The Department of Homeland Security has tapped David Venturella to serve as Acting Director of U.S. Immigration and Customs Enforcement. This is the kind of move that tells you what this administration values: experience running the engine, not just shouting from the sidelines. Venturella brings long ICE experience and years in the private detention business. That combo will matter as the agency expands beds, flights and removals under President Donald Trump’s immigration agenda.

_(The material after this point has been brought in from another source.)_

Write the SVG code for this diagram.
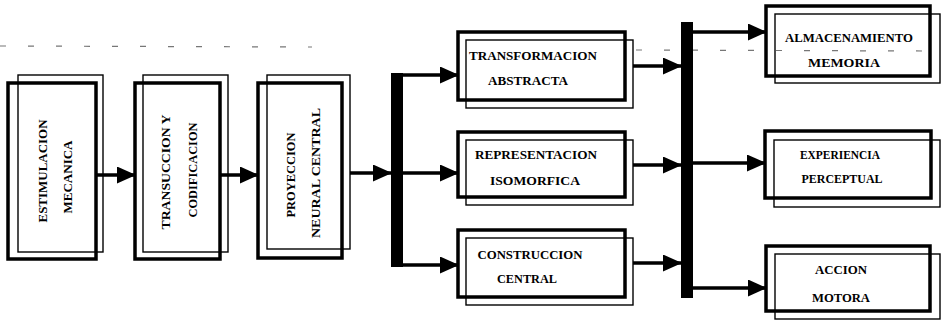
<svg xmlns="http://www.w3.org/2000/svg" width="943" height="324" viewBox="0 0 943 324">
  <style>
    .thick { fill: none; stroke: #000; stroke-width: 3.5; }
    .thin { fill: none; stroke: #000; stroke-width: 1.4; }
    .lbl { font-family: "Liberation Serif", "Times New Roman", serif; font-weight: bold; font-size: 13px; fill: #000; text-anchor: middle; }
    .wire { fill: none; stroke: #000; stroke-width: 3.5; }
    .bar { fill: #000; }
    .guide { stroke: #777; stroke-width: 1.2; stroke-dasharray: 6 22; fill: none; }
  </style>
  <defs>
    <marker id="head" markerWidth="19" markerHeight="17" refX="18" refY="8.5" orient="auto" markerUnits="userSpaceOnUse">
      <path d="M0,0 L19,8.5 L0,17 Z" fill="#000"/>
    </marker>
  </defs>
  <rect width="943" height="324" fill="#fff"/>

  <!-- faint ruled line across the top -->
  <line class="guide" x1="0" y1="46" x2="312" y2="47"/>
  <line class="guide" x1="636" y1="50" x2="925" y2="51"/>

  <!-- input stage: vertical boxes -->
  <g id="estimulacion">
    <rect class="thin" x="18" y="75" width="85" height="177"/>
    <rect class="thick" x="8" y="83" width="88" height="176"/>
    <text class="lbl" transform="translate(47,171) rotate(-90)" textLength="103" lengthAdjust="spacingAndGlyphs">ESTIMULACION</text>
    <text class="lbl" transform="translate(72,177) rotate(-90)" textLength="73" lengthAdjust="spacingAndGlyphs">MECANICA</text>
  </g>
  <g id="transduccion">
    <rect class="thin" x="143" y="75" width="85" height="177"/>
    <rect class="thick" x="135" y="83" width="85" height="176"/>
    <text class="lbl" transform="translate(170,172) rotate(-90)" textLength="115" lengthAdjust="spacingAndGlyphs">TRANSUCCION Y</text>
    <text class="lbl" transform="translate(197,170) rotate(-90)" textLength="95" lengthAdjust="spacingAndGlyphs">CODIFICACION</text>
  </g>
  <g id="proyeccion">
    <rect class="thin" x="267" y="75" width="83" height="174"/>
    <rect class="thick" x="258" y="83" width="84" height="175"/>
    <text class="lbl" transform="translate(295,175) rotate(-90)" textLength="85" lengthAdjust="spacingAndGlyphs">PROYECCION</text>
    <text class="lbl" transform="translate(320,173) rotate(-90)" textLength="130" lengthAdjust="spacingAndGlyphs">NEURAL CENTRAL</text>
  </g>

  <!-- processing stage -->
  <g id="transformacion">
    <rect class="thin" x="466" y="40" width="167" height="68"/>
    <rect class="thick" x="458" y="32" width="167" height="68"/>
    <text class="lbl" x="533" y="60" textLength="128" lengthAdjust="spacingAndGlyphs">TRANSFORMACION</text>
    <text class="lbl" x="528" y="85" textLength="80" lengthAdjust="spacingAndGlyphs">ABSTRACTA</text>
  </g>
  <g id="representacion">
    <rect class="thin" x="466" y="140" width="167" height="65"/>
    <rect class="thick" x="458" y="132" width="167" height="65"/>
    <text class="lbl" x="536" y="159" textLength="122" lengthAdjust="spacingAndGlyphs">REPRESENTACION</text>
    <text class="lbl" x="535" y="185" textLength="90" lengthAdjust="spacingAndGlyphs">ISOMORFICA</text>
  </g>
  <g id="construccion">
    <rect class="thin" x="466" y="238" width="167" height="67"/>
    <rect class="thick" x="458" y="230" width="167" height="67"/>
    <text class="lbl" x="530" y="259" textLength="105" lengthAdjust="spacingAndGlyphs">CONSTRUCCION</text>
    <text class="lbl" x="527" y="283" textLength="60" lengthAdjust="spacingAndGlyphs">CENTRAL</text>
  </g>

  <!-- output stage -->
  <g id="almacenamiento">
    <rect class="thin" x="775" y="14" width="165" height="69"/>
    <rect class="thick" x="766" y="6" width="164" height="70"/>
    <text class="lbl" x="849" y="42" textLength="128" lengthAdjust="spacingAndGlyphs">ALMACENAMIENTO</text>
    <text class="lbl" x="844" y="67" textLength="72" lengthAdjust="spacingAndGlyphs">MEMORIA</text>
  </g>
  <g id="experiencia">
    <rect class="thin" x="774" y="140" width="166" height="67"/>
    <rect class="thick" x="765" y="131" width="166" height="67"/>
    <text class="lbl" x="840" y="159" textLength="80" lengthAdjust="spacingAndGlyphs">EXPERIENCIA</text>
    <text class="lbl" x="842" y="183" textLength="81" lengthAdjust="spacingAndGlyphs">PERCEPTUAL</text>
  </g>
  <g id="accion">
    <rect class="thin" x="775" y="254" width="165" height="65"/>
    <rect class="thick" x="766" y="246" width="164" height="65"/>
    <text class="lbl" x="841" y="274" textLength="52" lengthAdjust="spacingAndGlyphs">ACCION</text>
    <text class="lbl" x="841" y="302" textLength="58" lengthAdjust="spacingAndGlyphs">MOTORA</text>
  </g>

  <!-- connectors and distribution bars -->
  <g id="connectors">
    <line class="wire" x1="96" y1="175" x2="135" y2="175" marker-end="url(#head)"/>
    <line class="wire" x1="220" y1="175" x2="258" y2="175" marker-end="url(#head)"/>
    <line class="wire" x1="350" y1="173" x2="391" y2="173" marker-end="url(#head)"/>

    <rect class="bar" x="391" y="73" width="12" height="194"/>
    <line class="wire" x1="400" y1="75" x2="458" y2="75" marker-end="url(#head)"/>
    <line class="wire" x1="400" y1="173" x2="458" y2="173" marker-end="url(#head)"/>
    <line class="wire" x1="400" y1="265" x2="458" y2="265" marker-end="url(#head)"/>

    <line class="wire" x1="633" y1="66" x2="681" y2="66" marker-end="url(#head)"/>
    <line class="wire" x1="633" y1="165" x2="681" y2="165" marker-end="url(#head)"/>
    <line class="wire" x1="633" y1="263" x2="681" y2="263" marker-end="url(#head)"/>

    <rect class="bar" x="681" y="22" width="12" height="276"/>
    <line class="wire" x1="690" y1="32" x2="766" y2="32" marker-end="url(#head)"/>
    <line class="wire" x1="690" y1="163" x2="765" y2="163" marker-end="url(#head)"/>
    <line class="wire" x1="690" y1="288" x2="766" y2="288" marker-end="url(#head)"/>
  </g>
</svg>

Venturella’s resume: ICE know-how plus private‑sector muscle
Venturella is not a political appointee who learns on the job. He spent decades at ICE, then more than a decade working for a major private detention contractor, and then returned to ICE as a senior adviser overseeing detention contracts. That background reads like a field manual in getting detention capacity up fast. With ICE planning to expand capacity toward roughly 92,000 beds and with more funding on the books, the agency needs someone who knows procurement, logistics and the cost math. Venturella does.
Why operational experience matters now
This is not about headline raids or political theater. It’s about moving detainees, securing facilities, and making deportation operations work without bankrupting taxpayers. The administration’s focus is on results — more removals, faster processing, and fewer delays. Appointing an acting director who has worked both inside ICE and in the detention industry is a results-first choice. If you want more beds and more removals, you need someone who understands the contracts and the ground truth.

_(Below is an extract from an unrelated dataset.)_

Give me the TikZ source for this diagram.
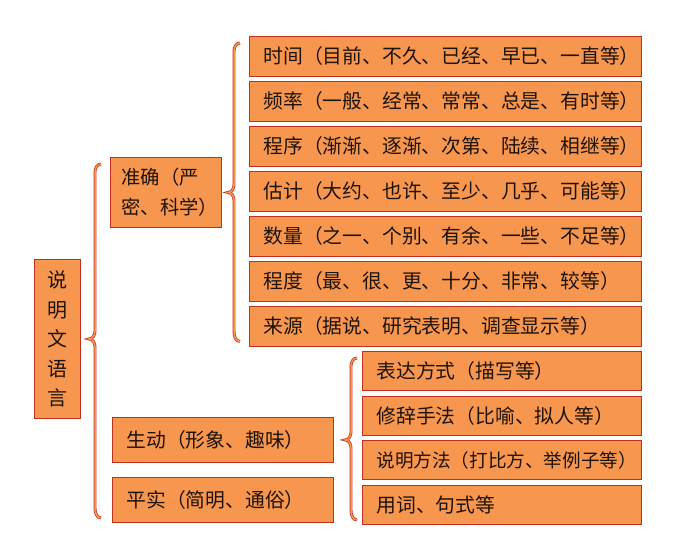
\documentclass[tikz,border=0pt]{standalone}
\usepackage{fontspec}
\newfontfamily\cjk{Noto Sans CJK SC}
\usetikzlibrary{calc}
\definecolor{boxfill}{RGB}{247,150,78}
\definecolor{boxline}{RGB}{192,48,30}

% brace from parent #1 to the group #2..#3, drawn at x=#4
\newcommand\groupbrace[4]{%
\draw[brace] let \p1=(#2.north), \p2=(#3.south), \p3=(#1.east) in
(#4pt+6pt, \y1-7pt) to[out=180,in=90] (#4pt, \y1-15pt)
-- (#4pt, \y3+8pt) to[out=-90,in=0] (#4pt-6pt, \y3)
to[out=0,in=90] (#4pt, \y3-8pt)
-- (#4pt, \y2+15pt) to[out=-90,in=180] (#4pt+6pt, \y2+5pt);
}

\begin{document}
\begin{tikzpicture}[x=1pt, y=-1pt,
	leaf/.style={draw=boxline, fill=boxfill, line width=0.9pt,
		anchor=north west, inner xsep=14pt, inner ysep=0pt,
		align=left, text=black!85!brown,
		font=\cjk\fontsize{19.8}{23}\selectfont},
	brace/.style={draw=boxline, line width=0.7pt,
		double=boxfill, double distance=1.5pt}
]
\useasboundingbox (0,0) rectangle (684,543);

\node[leaf, inner xsep=0pt, minimum width=46pt, minimum height=159pt,
	align=center, font=\cjk\fontsize{20}{29.5}\selectfont]
	(root) at (34,259) {说\\明\\文\\语\\言};

\node[leaf, inner xsep=11pt, text width=89pt, minimum height=70pt,
	font=\cjk\fontsize{19.3}{30}\selectfont]
	(zhun) at (110,157) {准确（严\\密、科学）};
\node[leaf, text width=193pt, minimum height=45pt] (sheng) at (112,417)
	{生动（形象、趣味）};
\node[leaf, text width=193pt, minimum height=45pt] (ping) at (112,477)
	{平实（简明、通俗）};

\foreach \i/\txt in {1/{时间（目前、不久、已经、早已、一直等）},
	2/{频率（一般、经常、常常、总是、有时等）},
	3/{程序（渐渐、逐渐、次第、陆续、相继等）},
	4/{估计（大约、也许、至少、几乎、可能等）},
	5/{数量（之一、个别、有余、一些、不足等）},
	6/{程度（最、很、更、十分、非常、较等）},
	7/{来源（据说、研究表明、调查显示等）}}{
	\node[leaf, text width=364pt, minimum height=39.5pt]
		(t\i) at (249, {36+(\i-1)*45}) {\txt};
}

\foreach \i/\txt in {1/{表达方式（描写等）},
	2/{修辞手法（比喻、拟人等）},
	3/{\fontsize{18.6}{23}\selectfont 说明方法（打比方、举例子等）},
	4/{用词、句式等}}{
	\node[leaf, text width=251pt, minimum height=39pt]
		(s\i) at (362, {351+(\i-1)*44.7}) {\txt};
}

\groupbrace{root}{zhun}{ping}{95}
\groupbrace{zhun}{t1}{t7}{234}
\groupbrace{sheng}{s1}{s4}{351}
\end{tikzpicture}
\end{document}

“Revolving door” complaints are predictable — and overplayed
Democrats and civil‑rights groups are already calling this a “revolving door” and pointing to an ethics waiver that let Venturella work on some matters after his private‑sector stint. Fair enough — transparency matters. But the left’s reflexive outrage forgets a simple fact: government needs people who can run complex programs. The choice to avoid a time‑consuming confirmation fight with an acting director is practical, not sinister. Critics love to frame expertise as corruption. That’s politics, not governance.

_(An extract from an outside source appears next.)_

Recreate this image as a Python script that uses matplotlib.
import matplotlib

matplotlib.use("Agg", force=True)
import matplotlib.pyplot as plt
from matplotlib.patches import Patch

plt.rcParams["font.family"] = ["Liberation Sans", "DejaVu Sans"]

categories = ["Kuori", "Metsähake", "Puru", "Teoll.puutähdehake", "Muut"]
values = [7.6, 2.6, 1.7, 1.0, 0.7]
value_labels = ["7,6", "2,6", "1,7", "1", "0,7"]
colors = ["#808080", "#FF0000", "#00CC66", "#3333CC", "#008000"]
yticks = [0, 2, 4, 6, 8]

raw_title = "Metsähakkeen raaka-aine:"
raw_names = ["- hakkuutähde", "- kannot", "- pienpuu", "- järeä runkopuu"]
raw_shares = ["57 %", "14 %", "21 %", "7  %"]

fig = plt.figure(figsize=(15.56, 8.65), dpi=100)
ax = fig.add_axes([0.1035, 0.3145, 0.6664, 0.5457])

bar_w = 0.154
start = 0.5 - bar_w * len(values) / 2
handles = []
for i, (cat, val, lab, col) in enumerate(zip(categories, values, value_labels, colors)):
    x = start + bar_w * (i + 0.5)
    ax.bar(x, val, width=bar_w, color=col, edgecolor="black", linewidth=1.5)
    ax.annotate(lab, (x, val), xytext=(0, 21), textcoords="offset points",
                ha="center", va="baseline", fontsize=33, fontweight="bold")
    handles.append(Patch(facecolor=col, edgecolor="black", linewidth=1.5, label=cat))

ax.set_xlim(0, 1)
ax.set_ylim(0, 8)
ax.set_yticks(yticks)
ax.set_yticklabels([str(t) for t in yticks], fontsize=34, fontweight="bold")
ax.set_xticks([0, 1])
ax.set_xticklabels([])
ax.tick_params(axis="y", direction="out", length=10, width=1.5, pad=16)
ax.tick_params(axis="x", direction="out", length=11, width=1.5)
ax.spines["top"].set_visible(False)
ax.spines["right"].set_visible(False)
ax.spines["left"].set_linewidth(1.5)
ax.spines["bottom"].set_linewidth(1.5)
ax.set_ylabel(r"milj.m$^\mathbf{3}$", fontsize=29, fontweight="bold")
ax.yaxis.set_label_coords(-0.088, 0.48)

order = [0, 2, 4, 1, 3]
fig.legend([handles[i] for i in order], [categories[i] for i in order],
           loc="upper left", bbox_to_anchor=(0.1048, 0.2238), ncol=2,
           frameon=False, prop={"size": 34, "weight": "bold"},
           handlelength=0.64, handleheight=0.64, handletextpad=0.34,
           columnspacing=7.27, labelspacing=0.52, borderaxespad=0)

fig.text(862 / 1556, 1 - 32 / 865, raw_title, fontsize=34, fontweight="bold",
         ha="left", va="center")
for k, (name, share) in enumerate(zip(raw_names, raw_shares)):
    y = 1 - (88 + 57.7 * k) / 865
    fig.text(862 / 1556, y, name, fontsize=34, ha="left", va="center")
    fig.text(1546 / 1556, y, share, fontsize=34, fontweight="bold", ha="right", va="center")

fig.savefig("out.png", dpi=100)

Oversight without grandstanding
That said, oversight should be real and not performative. Congress and watchdogs should review any waivers and make sure recusal and procurement rules are followed. If Venturella steers contracts, let the rules and documents show he did so properly. Republicans who want efficient enforcement should support checks that preserve public trust while letting ICE move. Demand transparency, but don’t tie the agency in knots with partisan investigations that only slow down operations.
In short, the appointment of David Venturella as Acting ICE Director is a practical step to turn policy into results. It signals that Secretary of Homeland Security Markwayne Mullin and the administration prefer operators over pundits. Expect more capacity, tighter logistics, and a stepped‑up enforcement tempo. Watch the contracts and recusal papers — and anyone hoping to stop this train with outrage should be ready to explain a workable alternative that actually secures the border and enforces the law.